Invece noi tante volte pensiamo i nostri luoghi ecclesiali a servizio dei giovani più pensati originariamente per i bambini, per il catechismo, così vengono abbandonati perché ritenuti non interessanti e utili per quello che a loro serve adesso. Si trovano molto più a loro agio dentro spazi come quello dei grandi centri commerciali, dove possono trovare altri coetanei, musica, la giusta temperatura senza essere esposti al freddo o alla calura, qualcosa da consumare che sia alla loro portata.
Dopo tutto questo nasce spontanea la domanda: e noi adulti allora cosa ci stiamo a fare, non è meglio mollare tutto e impiegare meglio il nostro tempo?
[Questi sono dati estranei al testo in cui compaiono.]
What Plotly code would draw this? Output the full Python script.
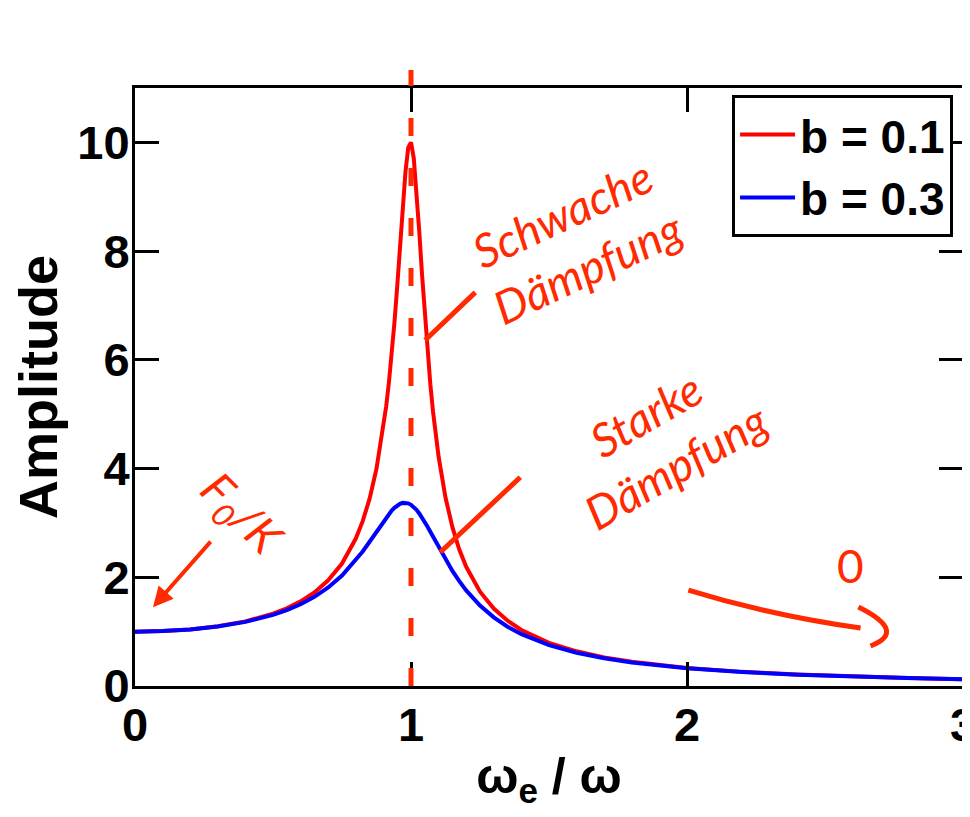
import plotly.graph_objects as go

# ---- data ----
ratio = [0.0, 0.1, 0.2, 0.3, 0.4, 0.5, 0.55, 0.6, 0.65, 0.7, 0.75, 0.8, 0.825, 0.85,
         0.875, 0.9, 0.91, 0.92, 0.93, 0.94, 0.95, 0.96, 0.97, 0.98, 0.99, 1.0,
         1.01, 1.02, 1.03, 1.04, 1.05, 1.06, 1.07, 1.08, 1.09, 1.1, 1.125, 1.15,
         1.175, 1.2, 1.25, 1.3, 1.35, 1.4, 1.5, 1.6, 1.7, 1.8, 2.0, 2.2, 2.4,
         2.6, 2.8, 3.0]
amp_b01 = [1.000, 1.010, 1.041, 1.098, 1.189, 1.330, 1.429, 1.556, 1.721, 1.943,
           2.253, 2.712, 3.032, 3.446, 3.997, 4.757, 5.141, 5.585, 6.097, 6.684,
           7.346, 8.068, 8.804, 9.461, 9.903, 10.000, 9.711, 9.115, 8.357, 7.565,
           6.815, 6.141, 5.552, 5.041, 4.600, 4.218, 3.467, 2.921, 2.510, 2.193,
           1.735, 1.424, 1.200, 1.031, 0.794, 0.638, 0.527, 0.445, 0.333, 0.260,
           0.210, 0.173, 0.146, 0.125]
amp_b03 = [1.000, 1.010, 1.040, 1.094, 1.179, 1.307, 1.395, 1.504, 1.641, 1.813,
           2.033, 2.311, 2.475, 2.653, 2.842, 3.029, 3.100, 3.166, 3.226, 3.278,
           3.320, 3.350, 3.368, 3.371, 3.360, 3.333, 3.293, 3.240, 3.175, 3.101,
           3.019, 2.931, 2.839, 2.746, 2.651, 2.557, 2.328, 2.118, 1.928, 1.759,
           1.479, 1.262, 1.091, 0.954, 0.753, 0.613, 0.511, 0.434, 0.327, 0.257,
           0.208, 0.172, 0.145, 0.124]
series_names = ["b = 0.1", "b = 0.3"]
x_ticks = [0, 1, 2, 3]
y_ticks = [0, 2, 4, 6, 8, 10]

RED = "#ff0000"
BLUE = "#0000ff"
INK = "#ff2a00"
FONT = "Liberation Sans, Arial, sans-serif"
HAND = "Lato, DejaVu Sans, sans-serif"

fig = go.Figure()
fig.add_trace(go.Scatter(x=ratio, y=amp_b01, mode="lines", name=series_names[0],
                         line=dict(color=RED, width=4)))
fig.add_trace(go.Scatter(x=ratio, y=amp_b03, mode="lines", name=series_names[1],
                         line=dict(color=BLUE, width=4)))

axis_common = dict(showline=True, linecolor="black", linewidth=3, mirror="ticks",
                   ticks="inside", ticklen=24, tickwidth=3, tickcolor="black",
                   showgrid=False, zeroline=False, automargin=False,
                   ticklabeloverflow="allow",
                   tickfont=dict(family=FONT, size=47, color="black", weight="bold"))

fig.update_layout(
    template="none",
    width=962, height=809,
    margin=dict(l=127, r=7, t=80, b=131),
    paper_bgcolor="white", plot_bgcolor="white",
    xaxis=dict(range=[0, 3], tickvals=x_ticks, ticklabelstandoff=-4,
               title=dict(text="ω<sub>e</sub> / ω", standoff=8,
                          font=dict(family=FONT, size=50, color="black", weight="bold")),
               **axis_common),
    yaxis=dict(range=[0, 11], tickvals=y_ticks, ticklabelstandoff=-7,
               title=dict(text="Amplitude", standoff=24,
                          font=dict(family=FONT, size=54, color="black", weight="bold")),
               **axis_common),
    legend=dict(x=0.988, y=0.988, xanchor="right", yanchor="top",
                bgcolor="white", bordercolor="black", borderwidth=3,
                font=dict(family=FONT, size=46, color="black", weight="bold"),
                itemwidth=55, tracegroupgap=0),
    showlegend=True,
)

# ---- handwritten-style annotations ----
shapes = [
    # dashed vertical line at resonance
    dict(type="line", xref="x", yref="paper", x0=1, x1=1, y0=0, y1=1.03,
         line=dict(color=INK, width=5, dash="18px,32px")),
    # pointer lines
    dict(type="line", xref="x", yref="y", x0=1.051, y0=6.36, x1=1.233, y1=7.24,
         line=dict(color=INK, width=5)),
    dict(type="line", xref="x", yref="y", x0=1.106, y0=2.46, x1=1.396, y1=3.84,
         line=dict(color=INK, width=5)),
    # long arrow towards 0
    dict(type="path", xref="x", yref="y",
         path="M 2.005,1.765 Q 2.30,1.30 2.629,1.066",
         line=dict(color=INK, width=5)),
    dict(type="path", xref="x", yref="y",
         path="M 2.621,1.452 Q 2.80,1.00 2.665,0.735",
         line=dict(color=INK, width=5)),
]
fig.update_layout(shapes=shapes)

hand_font = dict(family=HAND, size=46, color=INK, style="italic")
annotations = [
    dict(x=1.015, y=11.97, xref="x", yref="y", text="ω<sub>e</sub> = ω",
         showarrow=False, textangle=-5, font=hand_font),
    dict(x=1.595, y=8.2, xref="x", yref="y", text="Schwache<br>Dämpfung",
         showarrow=False, textangle=-25, font=hand_font),
    dict(x=1.904, y=4.52, xref="x", yref="y", text="Starke<br>Dämpfung",
         showarrow=False, textangle=-30, font=hand_font),
    dict(x=0.381, y=3.14, xref="x", yref="y", text="F<sub>0</sub>/K",
         showarrow=False, textangle=45, font=hand_font),
    dict(x=2.593, y=2.22, xref="x", yref="y", text="0",
         showarrow=False, font=dict(family=HAND, size=46, color=INK)),
    dict(x=0.065, y=1.45, xref="x", yref="y", text="", showarrow=True,
         ax=59, ay=-67, arrowcolor=INK, arrowwidth=4, arrowhead=2, arrowsize=1),
]
fig.update_layout(annotations=annotations)

fig.write_html("out.html")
Credo proprio di no, è vero che in apparenza sembra proprio che ci dicano di stare alla larga, ma credo che abbiano bisogno, e lo sappiano anche, di significati che non possono darsi da soli e che passano da una generazione all’altra. La fregatura non è che loro non ci cercano, ma che noi con questa scusa ne approfittiamo per tirarci indietro; eppure quando capita che arrivi un adulto significativo capace di fare quella proposta capace di essere accettata dal gruppo, questo salta su e noi diventiamo i benvenuti.
Un abbozzo di strategia vede quindi almeno due elementi per ripartire con un incontro possibile tra adulti e giovani: educatori significativi e luoghi pensati per e attraverso di loro perché chi ci si deve sentire a proprio agio non siamo noi.
I luoghi dove l’incontro generazionale è possibile, non solo quelli dove i giovani sono usati per fare delle cose come montare una festa, riempire i banchi di scuola, far numero a un evento. Nelle tante attività organizzate per e dai giovani ho notato come essi siano sempre molto disponibili a fare delle cose, ma rimangono se trovano l’occasione di non essere solo usufruitori di qualcosa, destinatari di qualcosa già pensato e riscaldato per loro, ma se li si coinvolge nel momento in cui il tutto viene pensato e ideato; è così possibile aprire uno spazio di incontro. Facendolo da adulti significativi capaci cioè di comunicare l’amore che hanno per quello che fanno, che sanno indicare che le proposte fatte sono determinanti per la propria crescita, che sappiano essere equilibratamente rispettosi della privacy e interessati a quanto accade nella vita del ragazzo perché interessati a capire certe cose e così nel contempo dimostrare di essere disposti a riconoscere che non conoscono tutto, saper aprire ascolto e dialogo su quando accade nella quotidianità.
Infine abbozzo un terzo elemento che non può trovare qui lo spazio per essere affrontato. Rispetto al passato sono venuti a mancare specifici riti di passaggio che facevano sì che il giovane e la società entrassero in contatto tra di loro comunicando attese e progetti reciproci. Oggi non è più così, sono più le mode che guidano i passaggi da un momento all’altro dello sviluppo, è necessario oggi reinventare questi riti che riescano a convocare le giovani generazioni, comunicando loro la fiducia della comunità, chiedendo di esporti per impegnarsi attivamente in questo mondo per renderlo migliore. In questo maniera si incontra anche l’esigenza dei ragazzi a sentirsi utili e importanti, anche se non capiti fino in fondo da questo mondo di adulti almeno lo sono nel riconoscere un posto che possono occupare.